**What you need to do:** Copy verbatim the material from its first line to the line that holds "const yTickVals = [0,50,100,150,200,250,300];", including that line.
— Begin Recorded data —
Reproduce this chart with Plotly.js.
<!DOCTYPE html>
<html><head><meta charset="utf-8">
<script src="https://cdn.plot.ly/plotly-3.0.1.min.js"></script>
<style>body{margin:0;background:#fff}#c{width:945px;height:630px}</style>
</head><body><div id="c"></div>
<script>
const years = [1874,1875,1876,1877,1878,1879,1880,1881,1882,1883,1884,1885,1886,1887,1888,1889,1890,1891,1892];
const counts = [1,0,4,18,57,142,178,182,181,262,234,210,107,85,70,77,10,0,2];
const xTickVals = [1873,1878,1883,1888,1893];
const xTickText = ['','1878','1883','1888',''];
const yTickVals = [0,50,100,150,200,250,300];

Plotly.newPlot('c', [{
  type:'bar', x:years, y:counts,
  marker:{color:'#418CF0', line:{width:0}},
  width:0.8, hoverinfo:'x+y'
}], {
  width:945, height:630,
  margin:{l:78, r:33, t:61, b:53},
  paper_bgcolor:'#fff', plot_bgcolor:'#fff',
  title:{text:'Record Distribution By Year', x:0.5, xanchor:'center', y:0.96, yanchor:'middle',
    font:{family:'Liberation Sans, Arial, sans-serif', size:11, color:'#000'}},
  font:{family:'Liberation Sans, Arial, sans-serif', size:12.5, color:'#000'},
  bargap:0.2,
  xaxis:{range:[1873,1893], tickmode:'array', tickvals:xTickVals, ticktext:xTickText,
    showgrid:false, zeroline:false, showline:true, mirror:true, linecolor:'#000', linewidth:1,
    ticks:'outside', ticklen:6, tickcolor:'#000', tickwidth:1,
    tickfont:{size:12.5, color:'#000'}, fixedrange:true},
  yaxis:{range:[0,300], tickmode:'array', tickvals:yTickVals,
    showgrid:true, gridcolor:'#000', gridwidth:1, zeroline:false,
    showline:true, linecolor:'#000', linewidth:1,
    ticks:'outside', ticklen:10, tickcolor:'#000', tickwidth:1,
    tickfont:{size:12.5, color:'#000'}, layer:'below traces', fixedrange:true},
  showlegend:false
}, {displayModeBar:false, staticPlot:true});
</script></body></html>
— End Recorded data —
**Result of this exercise:**
Reproduce this chart with Plotly.js.
<!DOCTYPE html>
<html><head><meta charset="utf-8">
<script src="https://cdn.plot.ly/plotly-3.0.1.min.js"></script>
<style>body{margin:0;background:#fff}#c{width:945px;height:630px}</style>
</head><body><div id="c"></div>
<script>
const years = [1874,1875,1876,1877,1878,1879,1880,1881,1882,1883,1884,1885,1886,1887,1888,1889,1890,1891,1892];
const counts = [1,0,4,18,57,142,178,182,181,262,234,210,107,85,70,77,10,0,2];
const xTickVals = [1873,1878,1883,1888,1893];
const xTickText = ['','1878','1883','1888',''];
const yTickVals = [0,50,100,150,200,250,300];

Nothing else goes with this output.